Bayerischer Trojanereinsatz war mangelhaft

Der Datenschutzbeauftragte Bayerns untersucht und kritisiert die mangelhafte Trojaner-Software als verfassungswidrig.

Nun hat der der Bayerische Landesbeauftragte für den Datenschutz, Thomas Petri, seinen offiziellen Bericht (PDF) vorgelegt. Er folgt darin der Argumentation der Hacker und bemängelt, dass der Trojaner prinzipiell dazu geeignet gewesen sei, unzulässig Daten zu erheben und beliebig Programme auf den Rechner der Zielperson nachladen zu können. Dies lasse sich nicht in Einlang mit den Vorgaben des Bundesverfassungsgerichts bringen.

Die Behörden hätten sich vom Hersteller des Trojaners zusichern lassen müssen, dass keine "überschießende Funktionalität" vorhanden sei. Auch hätte der Staat auf Einblicke in den Quellcode der Software bestehen müssen. Anhaltspunkte für einen Missbrauch lägen nicht vor, heißt es in dem Bericht. "Mangels hinreichender Dokumentation" könne nicht nachvollzogen werden, wie die einzelnen Maßnahmen von der Firma vorbereitet und dem Landeskriminalamt umgesetzt wurden.

Nicht geprüft werden könne, ob die eingesetzten Trojaner nach Abschluss der Maßnahme wieder von den Computern der Zielpersonen entfernt werden konnte. Der eingesetzte Server, über den die Kommunikation von Ermittlern und Trojanern lief, sei vom Landeskriminalamt gekündigt worden. Dabei seien keine "gebotenen" Vorkehrungen getroffen worden, dass nicht jemand anderes die freigewordene IP-Adresse bekommt und mit noch aktiven Trojanern kommunizieren könnte.

Verschlüsselung "gerade noch" wirkungsvoll

Die vom Chaos Computer Club als ungenügend kritisierte Verschlüsselung der Kommunikation zwischen Trojaner und dem Server nennt der Datenschützer "gerade noch" wirkungsvoll. Die Steuerung des Trojaners hingegen entspreche "nicht den üblichen ... datenschutzrechtlichen Anforderungen an einen sicheren Betrieb". Kritisiert werden lasche Zugriffsverwaltung und ungenügende Protokolldateien.

Datenschützer Petri sieht den Gesetzgeber in der Pflicht. Falls Ermittler weiterhin auf Quellen-Telekommunikationsüberwachung setzten, müsse die Strafprozessordnung entsprechend angepasst werden. So müsse der "erhöhten Eingriffsintensität" der Maßnahme Rechnung getragen werden, die sich von der Überwachung von Telefonen unterscheide.
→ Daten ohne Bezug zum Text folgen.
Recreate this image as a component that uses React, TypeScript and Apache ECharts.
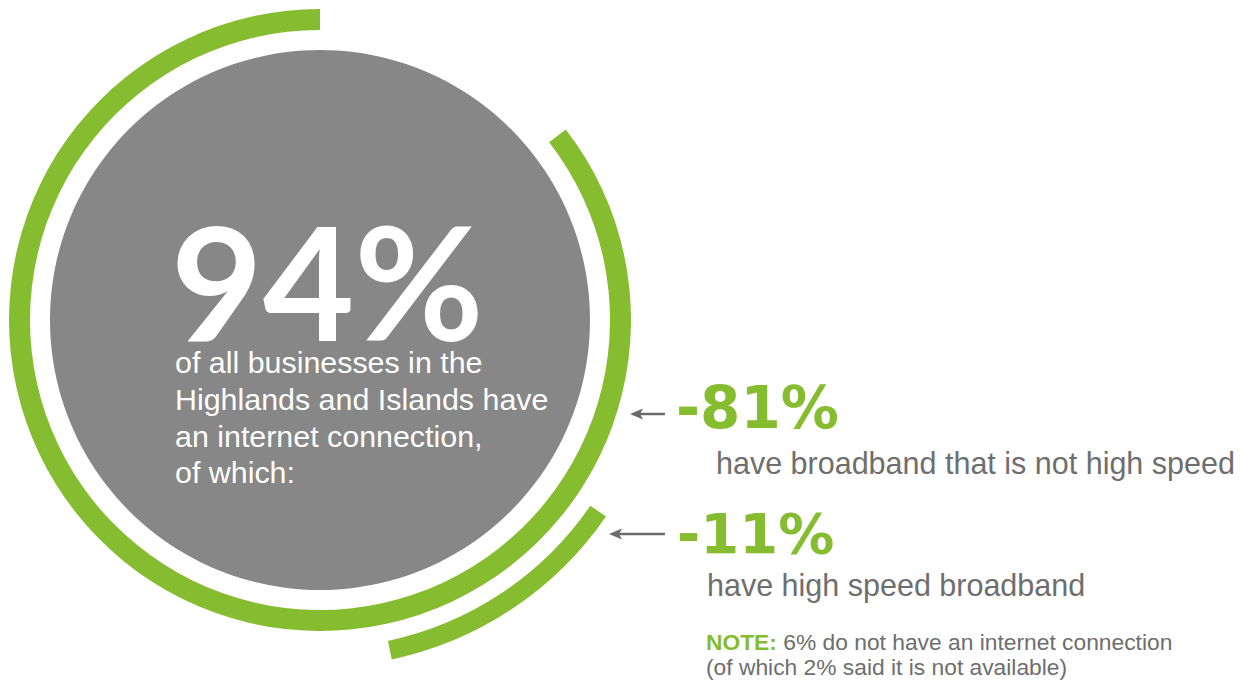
import React, { useEffect, useRef } from "react";
import * as echarts from "echarts";

// ---- data ----
const headlineValue = "94%";
const headlineLines = [
  "of all businesses in the",
  "Highlands and Islands have",
  "an internet connection,",
  "of which:",
];
const breakdownLabels = ["-81%", "-11%"];
const breakdownCaptions = [
  "have broadband that is not high speed",
  "have high speed broadband",
];
// share of a full turn that each green arc sweeps, as drawn
const arcShares = [85.5, 12.1];
const noteLabel = "NOTE:";
const noteLines = [
  "6% do not have an internet connection",
  "(of which 2% said it is not available)",
];

const GREEN = "#86bc2f";
const GREY = "#878787";
const TEXT_GREY = "#6e6e6e";
const ARROW_GREY = "#6b6b6b";
const SANS = '"Liberation Sans", Arial, Helvetica, sans-serif';

function arrow(x1: number, x2: number, y: number) {
  return [
    {
      type: "line",
      z: 10,
      shape: { x1: x1 + 8, y1: y, x2: x2, y2: y },
      style: { stroke: ARROW_GREY, lineWidth: 2.5 },
    },
    {
      type: "polygon",
      z: 10,
      shape: {
        points: [
          [x1, y],
          [x1 + 13, y - 5.5],
          [x1 + 10, y],
          [x1 + 13, y + 5.5],
        ],
      },
      style: { fill: ARROW_GREY },
    },
  ];
}

export default function App() {
  const ref = useRef<HTMLDivElement>(null);
  useEffect(() => {
    if (!ref.current) return;
    const chart = echarts.init(ref.current, undefined, { renderer: "svg" });
    const cx = 320;
    const cy = 320;
    const bodyBase = [362, 399, 436, 472];
    const graphic: any[] = [
      {
        type: "text",
        z: 10,
        x: 171,
        y: 280,
        style: {
          text: headlineValue,
          fill: "#ffffff",
          font: 'bold 158px Lato, "Open Sans", sans-serif',
          textAlign: "left",
          textVerticalAlign: "middle",
        },
      },
      ...headlineLines.map((t, i) => ({
        type: "text",
        z: 10,
        x: 175,
        y: bodyBase[i],
        style: {
          text: t,
          fill: "#ffffff",
          font: `30.4px ${SANS}`,
          textAlign: "left",
          textVerticalAlign: "middle",
        },
      })),
      {
        type: "text",
        z: 10,
        x: 676,
        y: 408,
        style: {
          text: breakdownLabels[0],
          fill: GREEN,
          font: 'bold 58px "DejaVu Sans", sans-serif',
          textAlign: "left",
          textVerticalAlign: "middle",
        },
      },
      {
        type: "text",
        z: 10,
        x: 716,
        y: 463,
        style: {
          text: breakdownCaptions[0],
          fill: TEXT_GREY,
          font: `30.5px ${SANS}`,
          textAlign: "left",
          textVerticalAlign: "middle",
        },
      },
      {
        type: "text",
        z: 10,
        x: 677,
        y: 533,
        style: {
          text: breakdownLabels[1],
          fill: GREEN,
          font: 'bold 56px "DejaVu Sans", sans-serif',
          textAlign: "left",
          textVerticalAlign: "middle",
        },
      },
      {
        type: "text",
        z: 10,
        x: 707,
        y: 585,
        style: {
          text: breakdownCaptions[1],
          fill: TEXT_GREY,
          font: `30.5px ${SANS}`,
          textAlign: "left",
          textVerticalAlign: "middle",
        },
      },
      {
        type: "text",
        z: 10,
        x: 706,
        y: 642,
        style: {
          text: `{n|${noteLabel}} ${noteLines[0]}`,
          fill: TEXT_GREY,
          font: `22.8px ${SANS}`,
          textAlign: "left",
          textVerticalAlign: "middle",
          rich: {
            n: {
              fill: GREEN,
              fontWeight: "bold",
              fontSize: 22.8,
              fontFamily: SANS,
            },
          },
        },
      },
      {
        type: "text",
        z: 10,
        x: 706,
        y: 667,
        style: {
          text: noteLines[1],
          fill: TEXT_GREY,
          font: `22.8px ${SANS}`,
          textAlign: "left",
          textVerticalAlign: "middle",
        },
      },
      ...arrow(630, 665, 414),
      ...arrow(609, 665, 534),
    ];

    const hidden = { color: "rgba(0,0,0,0)" };
    const common = {
      type: "pie",
      silent: true,
      center: [cx, cy],
      label: { show: false },
      labelLine: { show: false },
      emphasis: { disabled: true },
      itemStyle: { borderWidth: 0 },
    };

    chart.setOption({
      animation: false,
      graphic,
      series: [
        {
          ...common,
          radius: [0, 270],
          data: [{ value: 94, name: "connected", itemStyle: { color: GREY } }],
        },
        {
          ...common,
          radius: [290, 311],
          startAngle: 90,
          clockwise: false,
          data: [
            { value: arcShares[0], name: breakdownLabels[0], itemStyle: { color: GREEN } },
            { value: 100 - arcShares[0], name: "gap1", itemStyle: hidden },
          ],
        },
        {
          ...common,
          radius: [328, 347],
          startAngle: 325.5,
          clockwise: true,
          data: [
            { value: arcShares[1], name: breakdownLabels[1], itemStyle: { color: GREEN } },
            { value: 100 - arcShares[1], name: "gap2", itemStyle: hidden },
          ],
        },
      ],
    });
    return () => chart.dispose();
  }, []);

  return (
    <div
      ref={ref}
      style={{ position: "absolute", left: 0, top: 0, width: 1240, height: 682, background: "#ffffff" }}
    />
  );
}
Es sei aus verfassungsrechtlicher Sicht "äußerst problematisch", wenn neben einer laufenden Kommunikation weitere Daten erhoben würden. Sollte etwa das Auslesen von Softwarelisten erlaubt sein, wozu die Strafprozessordnung bisher keinerlei Angaben macht, müsse gefragt werden, inwieweit sich die Quellen-TKÜ überhaupt noch von einer Online-Durchsuchung unterscheide.

Besonders heikel: In vier Fällen hätte das Browserfenster fotografiert werden können, in zwei Fällen nur Chatfenster, in zwei weiteren Fällen der gesamte Bildschirm der Zielperson. Ob davon auch Gebrauch gemacht wurde, habe nicht festgestellt werden können. Mindestens bei einer Maßnahme fertigte der Trojaner nach SPIEGEL-Informationen Bildschirmfotos an, innerhalb von drei Monaten rund 60.000 Stück.